In the Feb. 14, 2006, incident, Zilge was on patrol when he approached three men, believing that one of them had an outstanding warrant for arrest. Zilge questioned Troy Drusch about the whereabouts of another man and about a car theft.

A police report written by an investigating sergeant indicates Zilge and Drusch exchanged heated words and that Drusch ended up on the ground.

Drusch told the investigating sergeant that Zilge pushed him into a car then threw him to the ground. Two witnesses corroborated Drusch's story. Zilge said "Drusch did bump into the vehicle and Drusch did fall to the ground," but denied that he pushed the man or tried to harm him, according to the police report.

St. Paul Park Police Chief Michael Monahan gave Zilge a written reprimand and extended his one-year probation by six months. Monahan also recommended that Zilge undergo additional training in the use of force and constitutional law.

Zilge left St. Paul Park to join the St. Paul department in 2008.
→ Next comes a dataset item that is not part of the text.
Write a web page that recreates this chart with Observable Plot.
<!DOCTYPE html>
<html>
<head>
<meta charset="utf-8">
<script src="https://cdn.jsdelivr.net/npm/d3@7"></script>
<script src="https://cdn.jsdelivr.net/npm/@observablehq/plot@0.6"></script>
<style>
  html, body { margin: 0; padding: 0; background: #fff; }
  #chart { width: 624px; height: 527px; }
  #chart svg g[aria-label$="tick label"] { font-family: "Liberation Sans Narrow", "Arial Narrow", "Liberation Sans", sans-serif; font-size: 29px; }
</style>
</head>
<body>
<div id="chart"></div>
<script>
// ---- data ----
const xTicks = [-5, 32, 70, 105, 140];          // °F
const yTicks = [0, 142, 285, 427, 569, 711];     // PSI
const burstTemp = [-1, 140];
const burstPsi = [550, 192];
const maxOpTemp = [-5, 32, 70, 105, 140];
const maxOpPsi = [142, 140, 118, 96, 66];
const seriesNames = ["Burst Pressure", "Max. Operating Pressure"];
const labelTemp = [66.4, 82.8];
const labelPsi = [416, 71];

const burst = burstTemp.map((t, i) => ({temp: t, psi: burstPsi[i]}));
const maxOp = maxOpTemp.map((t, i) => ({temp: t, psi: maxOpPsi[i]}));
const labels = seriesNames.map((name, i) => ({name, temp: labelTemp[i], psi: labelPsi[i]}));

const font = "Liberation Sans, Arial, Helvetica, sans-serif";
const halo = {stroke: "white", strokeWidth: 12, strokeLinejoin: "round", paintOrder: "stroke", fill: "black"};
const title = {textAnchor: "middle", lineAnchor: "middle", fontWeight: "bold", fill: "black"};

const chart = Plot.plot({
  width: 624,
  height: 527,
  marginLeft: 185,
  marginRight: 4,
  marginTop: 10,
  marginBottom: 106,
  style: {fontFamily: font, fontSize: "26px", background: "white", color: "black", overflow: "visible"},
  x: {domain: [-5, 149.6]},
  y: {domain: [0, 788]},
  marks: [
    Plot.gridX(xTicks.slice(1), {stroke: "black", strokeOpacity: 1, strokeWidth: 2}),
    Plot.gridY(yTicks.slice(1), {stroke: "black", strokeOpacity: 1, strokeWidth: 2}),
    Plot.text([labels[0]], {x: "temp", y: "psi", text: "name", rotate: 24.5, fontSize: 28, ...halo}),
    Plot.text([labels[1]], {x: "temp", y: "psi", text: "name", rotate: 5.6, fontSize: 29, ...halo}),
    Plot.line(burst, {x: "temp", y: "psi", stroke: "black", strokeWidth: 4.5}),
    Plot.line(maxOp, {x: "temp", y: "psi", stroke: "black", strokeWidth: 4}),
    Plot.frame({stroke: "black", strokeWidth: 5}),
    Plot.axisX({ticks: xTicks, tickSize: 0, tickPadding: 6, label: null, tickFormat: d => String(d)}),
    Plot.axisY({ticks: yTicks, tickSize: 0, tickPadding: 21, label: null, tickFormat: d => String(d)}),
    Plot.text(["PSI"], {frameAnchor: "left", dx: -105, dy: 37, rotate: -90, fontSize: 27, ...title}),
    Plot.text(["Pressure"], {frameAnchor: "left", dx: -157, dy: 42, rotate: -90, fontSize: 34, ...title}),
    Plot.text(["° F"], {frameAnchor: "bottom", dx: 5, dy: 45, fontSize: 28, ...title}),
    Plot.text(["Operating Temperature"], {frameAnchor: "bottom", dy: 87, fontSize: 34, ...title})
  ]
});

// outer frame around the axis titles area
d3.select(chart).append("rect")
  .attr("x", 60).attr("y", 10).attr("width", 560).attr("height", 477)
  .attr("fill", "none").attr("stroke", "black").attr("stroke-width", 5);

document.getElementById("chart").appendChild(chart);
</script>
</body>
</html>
"I'm surprised (St. Paul) would invest in somebody with any history like that," Hightower's attorney, Seamus Mahoney, told the Star Tribune ( ).

Hightower, 30, was accused of threatening to kill his ex-girlfriend and has been charged with stalking, making terroristic threats and criminal damage to property.

FBI spokesman Kyle Loven says the agency will look into possible civil rights violations in the latest incident.